RAMALLAH, Feb 28 (JMCC) - Egypt's once-rote politics have been disrupted by the return of former International Atomic Energy Agency chief Mohamed Baradei.
Baradei has launched a series of scathing attacks on the Egyptian regime,
writes al-Ahram Weekly.
My responsibilities as head of the IAEA meant I could not comment freely on political conditions in Egypt, El-Baradei told the independent television channel Dream 2.
Now I am free and I have the right, as an ordinary Egyptian citizen, to express my views on the conditions that prevail in my country.

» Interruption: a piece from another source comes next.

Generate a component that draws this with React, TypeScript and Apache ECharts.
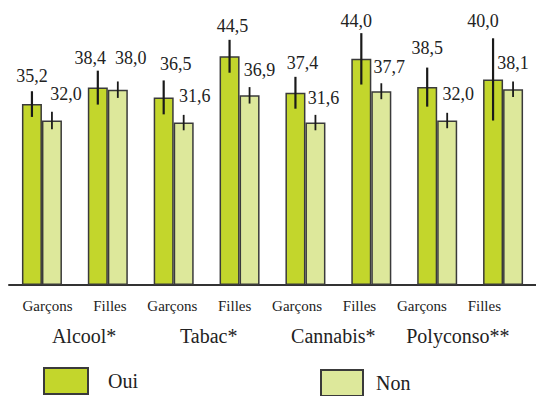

This open attitude, and the prospect that Baradei could run for president next year, has gained ground for Egypt's secular left,
argues analyst Abdel Monem Said.
In El-Baradei we find an authentic liberal. He is a staunch believer in the civil and even secular state. There is no equivocation or wavering in his support for the separation of powers and checks and balances between the authorities of government, for a state that does not intervene much in the lives and fundamental freedoms of individuals, and hence in a state that regulates but does not manage the economy. On foreign relations, we have a man who spent most of his working life in the West, absorbed its liberal democratic values and, therefore, can see no reason to create some grand ideological conflict with it. In this respect, he would be much more of a Sadat than a Gamal Abdel-Nasser on relations with Israel and Egyptian-Arab relations.
And while government forces seek to portray el-Baradei as an outsider,
reports The National, plenty of Egyptians seem ready to claim their native son.